Wilt the Stilt Chamberlain, then then NBA's all-time leading scorer, put in his 25,000th point on this date 40 years ago, while playing for the Philadelphia 76ers, in a game against the Detroit Pistons. That was his 691st career game, which is still the record for fewest games to get to 25,000 points. Michael Jordan is second, with 782.
Wilt is known for many eye-popping accomplishments on the basketball court. Among the NBA records he still holds (and this is an extremely incomplete list):
- He scored 100 points in a game; second on that list is Kobe Bryant, with 81.
- He averaged 50.4 points a game in 1961-62; he also has the second- and third-highest single-season averages, and the highest average by a player not named Wilt is 38.3, by Elgin Baylor.
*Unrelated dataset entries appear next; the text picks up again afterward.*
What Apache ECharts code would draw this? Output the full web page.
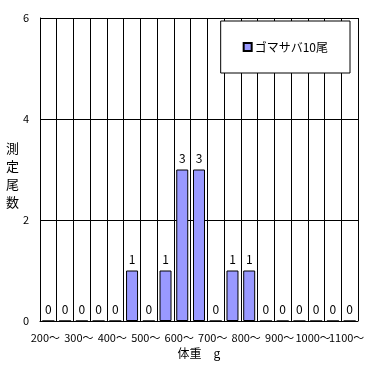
<!DOCTYPE html>
<html><head><meta charset="utf-8">
<script src="https://cdn.jsdelivr.net/npm/echarts@6/dist/echarts.min.js"></script>
<style>html,body{margin:0;padding:0;background:#fff}#c{width:375px;height:366px}</style>
</head><body><div id="c"></div>
<script>
const categories = ['200～','250～','300～','350～','400～','450～','500～','550～','600～','650～','700～','750～','800～','850～','900～','950～','1000～','1050～','1100～'];
const counts = [0,0,0,0,0,1,0,1,3,3,0,1,1,0,0,0,0,0,0];
const seriesName = 'ゴマサバ10尾';
const yTicks = {min:0, max:6, interval:2};
const xTitle = '体重　g';
const yTitle = '測定尾数';

const font = '"Noto Sans CJK JP", "DejaVu Sans", sans-serif';
const chart = echarts.init(document.getElementById('c'), null, {renderer:'canvas'});
chart.setOption({
  animation:false,
  backgroundColor:'#fff',
  textStyle:{fontFamily:font, color:'#000'},
  grid:{left:40, right:17, top:18, bottom:45, containLabel:false},
  legend:{
    data:[seriesName], right:25, top:21,
    backgroundColor:'#fff', borderColor:'#000', borderWidth:1,
    padding:[20,22,20,22],
    itemWidth:8, itemHeight:8, itemGap:2,
    icon:'rect',
    textStyle:{fontFamily:font, fontSize:12, color:'#000', padding:[0,0,0,-2]}
  },
  xAxis:{
    type:'category', data:categories,
    name:xTitle, nameLocation:'middle', nameGap:21,
    nameTextStyle:{fontFamily:font, fontSize:12, color:'#000'},
    axisLine:{show:true, lineStyle:{color:'#000', width:1}},
    axisTick:{show:false},
    axisLabel:{interval:0, showMaxLabel:true, showMinLabel:true, hideOverlap:false,
      formatter:(v,i)=> (i%2===0 ? v : ''),
      fontFamily:font, fontSize:11, color:'#000', margin:11, padding:[0,6,0,0]},
    splitLine:{show:true, interval:0, lineStyle:{color:'#000', width:1}}
  },
  yAxis:{
    type:'value', min:yTicks.min, max:yTicks.max, interval:yTicks.interval,
    axisLine:{show:true, lineStyle:{color:'#000', width:1}},
    axisTick:{show:false},
    axisLabel:{fontFamily:font, fontSize:11, color:'#000', margin:11},
    splitLine:{show:true, lineStyle:{color:'#000', width:1}}
  },
  graphic:[{
    type:'text', left:6, top:139,
    style:{text:yTitle.split('').join('\n'), font:'13px '+font, fill:'#000', lineHeight:18}
  }],
  series:[{
    name:seriesName, type:'bar', data:counts,
    barWidth:12,
    itemStyle:{color:'#9999FF', borderColor:'#000', borderWidth:1},
    label:{show:true, position:'top', distance:5, fontFamily:font, fontSize:12, color:'#000'}
  }]
});
</script></body></html>
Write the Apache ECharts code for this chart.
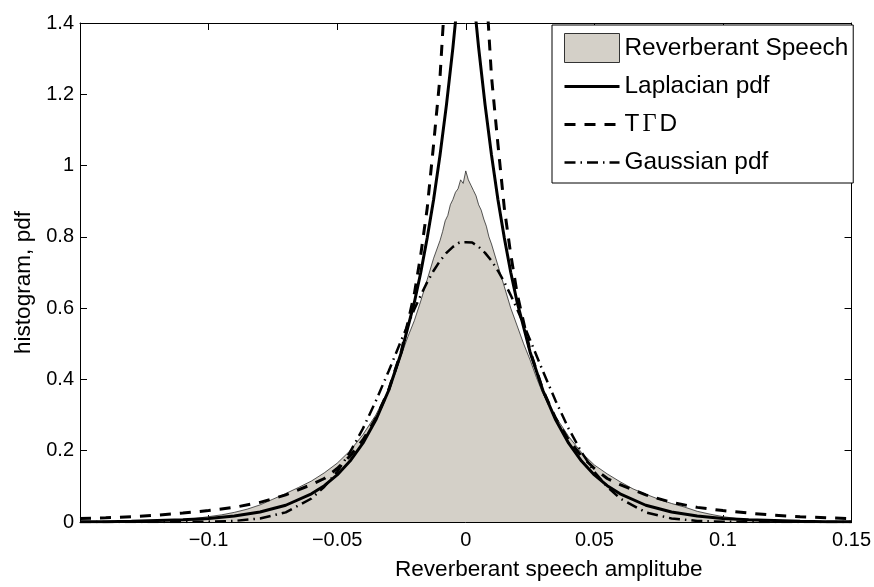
<!DOCTYPE html>
<html><head><meta charset="utf-8">
<script src="https://cdn.jsdelivr.net/npm/echarts@6/dist/echarts.min.js"></script>
<style>html,body{margin:0;padding:0;background:#fff}#c{width:874px;height:587px}</style>
</head><body><div id="c"></div>
<script>
// ---- data ----
const xTickValues = [-0.15, -0.1, -0.05, 0, 0.05, 0.1, 0.15];
const yTickValues = [0, 0.2, 0.4, 0.6, 0.8, 1, 1.2, 1.4];
const seriesNames = ['Reverberant Speech', 'Laplacian pdf', 'TGD', 'Gaussian pdf'];

// histogram (Reverberant Speech)
const histX = [-0.15,-0.14,-0.13,-0.12,-0.115,-0.11,-0.105,-0.1,-0.095,-0.09,-0.085,-0.08,-0.075,-0.07,-0.065,-0.06,-0.055,-0.05,-0.045,-0.04,-0.035,-0.03,-0.0275,-0.025,-0.0225,-0.02,-0.0175,-0.015,-0.0125,-0.01,-0.009,-0.008,-0.007,-0.006,-0.005,-0.004,-0.003,-0.002,-0.001,0,0.001,0.002,0.003,0.004,0.005,0.006,0.007,0.008,0.009,0.01,0.0125,0.015,0.0175,0.02,0.0225,0.025,0.0275,0.03,0.035,0.04,0.045,0.05,0.055,0.06,0.065,0.07,0.075,0.08,0.085,0.09,0.095,0.1,0.105,0.11,0.115,0.12,0.13,0.14,0.15];
const histY = [0,0.001,0.002,0.003,0.005,0.007,0.010,0.015,0.020,0.027,0.036,0.048,0.064,0.080,0.097,0.115,0.138,0.165,0.200,0.245,0.300,0.370,0.415,0.470,0.520,0.565,0.620,0.680,0.740,0.790,0.815,0.845,0.860,0.890,0.905,0.925,0.935,0.960,0.950,0.985,0.960,0.945,0.930,0.915,0.890,0.875,0.850,0.830,0.800,0.780,0.720,0.660,0.600,0.550,0.500,0.455,0.405,0.360,0.295,0.240,0.195,0.160,0.135,0.113,0.093,0.078,0.064,0.052,0.042,0.030,0.022,0.015,0.010,0.006,0.004,0.003,0.002,0.001,0];

// shared x positions for the fitted curves
const curveX = [-0.15,-0.14,-0.13,-0.12,-0.11,-0.1,-0.09,-0.08,-0.07,-0.06,-0.055,-0.05,-0.045,-0.04,-0.035,-0.03,-0.025,-0.02,-0.0175,-0.015,-0.0125,-0.01,-0.0075,-0.005,-0.0025,0,0.0025,0.005,0.0075,0.01,0.0125,0.015,0.0175,0.02,0.025,0.03,0.035,0.04,0.045,0.05,0.055,0.06,0.07,0.08,0.09,0.1,0.11,0.12,0.13,0.14,0.15];
const laplaceY = [0.001,0.001,0.002,0.004,0.006,0.010,0.017,0.028,0.047,0.079,0.102,0.132,0.171,0.221,0.286,0.369,0.477,0.616,0.700,0.797,0.905,1.030,1.171,1.331,1.513,1.720,1.513,1.331,1.171,1.030,0.905,0.797,0.700,0.616,0.477,0.369,0.286,0.221,0.171,0.132,0.102,0.079,0.047,0.028,0.017,0.010,0.006,0.004,0.002,0.001,0.001];
const tgdY = [0.0095,0.012,0.015,0.019,0.025,0.032,0.041,0.055,0.076,0.105,0.122,0.150,0.185,0.230,0.290,0.370,0.480,0.640,0.750,0.880,1.060,1.250,1.550,2.200,3.400,4.500,3.400,2.200,1.550,1.250,1.060,0.880,0.750,0.640,0.480,0.370,0.290,0.230,0.185,0.150,0.122,0.105,0.076,0.055,0.041,0.032,0.025,0.019,0.015,0.012,0.0095];
const gaussY = [0,0,0,0,0,0.001,0.003,0.010,0.027,0.066,0.099,0.141,0.196,0.262,0.339,0.423,0.511,0.597,0.636,0.673,0.705,0.733,0.755,0.772,0.784,0.785,0.784,0.772,0.755,0.733,0.705,0.673,0.636,0.597,0.511,0.423,0.339,0.262,0.196,0.141,0.099,0.066,0.027,0.010,0.003,0.001,0,0,0,0,0];

const pairs = (xs, ys) => xs.map((x, i) => [x, ys[i]]);
const fmt = v => {
  if (Math.abs(v + 0.15) < 1e-9) return '';
  const s = String(parseFloat(v.toFixed(4)));
  return s.replace('-', '\u2212');
};
const FONT = '"Liberation Sans", Arial, Helvetica, sans-serif';
const LEG = 24.4;

const chart = echarts.init(document.getElementById('c'), null, {renderer: 'canvas'});
const boxAxisX = {
  type: 'value', min: -0.15, max: 0.15, interval: 0.05,
  axisLine: {show: true, onZero: false, lineStyle: {color: '#000', width: 1}},
  axisTick: {show: true, inside: true, length: 7, lineStyle: {color: '#000', width: 1}},
  splitLine: {show: false}
};
const boxAxisY = {
  type: 'value', min: 0, max: 1.4, interval: 0.2,
  axisLine: {show: true, onZero: false, lineStyle: {color: '#000', width: 1}},
  axisTick: {show: true, inside: true, length: 7, lineStyle: {color: '#000', width: 1}},
  splitLine: {show: false}
};
const hiddenMarker = {opacity: 0, color: 'rgba(0,0,0,0)', borderWidth: 0};
chart.setOption({
  animation: false,
  backgroundColor: '#fff',
  grid: {left: 80, right: 22, top: 23, bottom: 65, containLabel: false},
  xAxis: [
    Object.assign({}, boxAxisX, {
      position: 'bottom',
      name: 'Reverberant speech amplitube', nameLocation: 'middle', nameGap: 36,
      nameTextStyle: {fontFamily: FONT, fontSize: 22.6, color: '#000', padding: [0, 0, 0, 166]},
      axisLabel: {show: true, margin: 8, fontFamily: FONT, fontSize: 20, color: '#000', formatter: fmt}
    }),
    Object.assign({}, boxAxisX, {position: 'top', axisLabel: {show: false}})
  ],
  yAxis: [
    Object.assign({}, boxAxisY, {
      position: 'left',
      name: 'histogram, pdf', nameLocation: 'middle', nameGap: 44,
      nameTextStyle: {fontFamily: FONT, fontSize: 22.6, color: '#000', padding: [0, 20, 0, 0]},
      axisLabel: {show: true, margin: 6, fontFamily: FONT, fontSize: 20, color: '#000',
        formatter: v => String(parseFloat(v.toFixed(4)))}
    }),
    Object.assign({}, boxAxisY, {position: 'right', axisLabel: {show: false}})
  ],
  legend: {
    orient: 'vertical', left: 552, top: 25,
    backgroundColor: '#fff', borderColor: '#000', borderWidth: 1,
    padding: [8, 5, 6, 11], itemWidth: 55, itemHeight: 29, itemGap: 9,
    formatter: name => name === 'TGD' ? '{a|T}{g|\u0393}{a|D}' : name,
    textStyle: {fontFamily: FONT, fontSize: LEG, color: '#000', lineHeight: 29,
      rich: {
        a: {fontFamily: FONT, fontSize: LEG, color: '#000', lineHeight: 29},
        g: {fontFamily: '"Liberation Serif", "DejaVu Serif", serif', fontSize: LEG, color: '#000', lineHeight: 29, padding: [0, 3, 0, 3]}
      }},
    data: [
      {name: seriesNames[0], icon: 'rect', itemStyle: {color: '#d4d0c8', borderColor: '#333', borderWidth: 1}},
      {name: seriesNames[1], itemStyle: hiddenMarker, lineStyle: {width: 3}},
      {name: seriesNames[2], itemStyle: hiddenMarker, lineStyle: {width: 3}},
      {name: seriesNames[3], itemStyle: hiddenMarker, lineStyle: {width: 2.5}}
    ]
  },
  series: [
    {
      name: seriesNames[0], type: 'line', data: pairs(histX, histY),
      symbol: 'none', z: 1,
      lineStyle: {color: '#111', width: 0.7},
      itemStyle: {color: '#d4d0c8'},
      areaStyle: {color: '#d4d0c8', opacity: 1}
    },
    {
      name: seriesNames[1], type: 'line', data: pairs(curveX, laplaceY),
      symbol: 'none', z: 3, clip: true,
      lineStyle: {color: '#000', width: 3, type: 'solid'},
      itemStyle: {color: '#000'}
    },
    {
      name: seriesNames[2], type: 'line', data: pairs(curveX, tgdY),
      symbol: 'none', z: 4, clip: true,
      lineStyle: {color: '#000', width: 3, type: [11, 9]},
      itemStyle: {color: '#000'}
    },
    {
      name: seriesNames[3], type: 'line', data: pairs(curveX, gaussY),
      symbol: 'none', z: 2, clip: true,
      lineStyle: {color: '#000', width: 2.5, type: [11, 5, 1.5, 5]},
      itemStyle: {color: '#000'}
    }
  ]
});
</script>
</body></html>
- He scored at least 60 points in a game 32 times; Jordan is second on that list with four.
- He scored 53 points in a playoff game as a rookie, which is a playoff rookie record -- and in that same game, he pulled down 35 rebounds.
- He averaged 22.9 rebounds a game for his career. His contemporary Bill Russell is second on that list with 22.5, but there's a huge drop-off after that to No. 3 Bob Pettit, with 16.2.
- He averaged 27.2 rebounds a game in 1960-61; he recorded all of the top three rebounding seasons in NBA history, and you have to go all the way to No. 19 to find a player other than Chamberlain or Russell. That player is Nate Thurmond, if you're wondering, with 22.0 in 1967-68; so the highest per-game single-season rebounding average in NBA history by someone not named Chamberlain or Russell is lower than both of their career averages.
- He grabbed 55 rebounds in a game.
- He had nine consecutive triple-doubles in March 1968.
- He is the only player in NBA history to record a double-triple-double. In a game against the Pistons on February 2, 1968, he logged 22 points, 25 rebounds and 21 assists.
- He had more than 40 points and 40 rebounds in the same game four times. In one of those games, he scored 78 points (then the NBA record, before he broke it himself) and got 43 rebounds.
Despite all those feats, Wilt only won two NBA titles: 1967 with the Sixers, and 1972 with the Lakers, being named the Finals MVP for the latter. But he was certainly one of the four or five greatest players of all time, and his jersey number has been retired by five teams: The University of Kansas, the Harlem Globetrotters, and the 76ers, Warriors and Lakers of the NBA.
Chamberlain is also known for a rather fanciful claim regarding his off-the-court activity, involving some 20,000 women. I have a hard time believing that, but at least he never cheated on his wife, because he never married. He died in 1999, at age 63.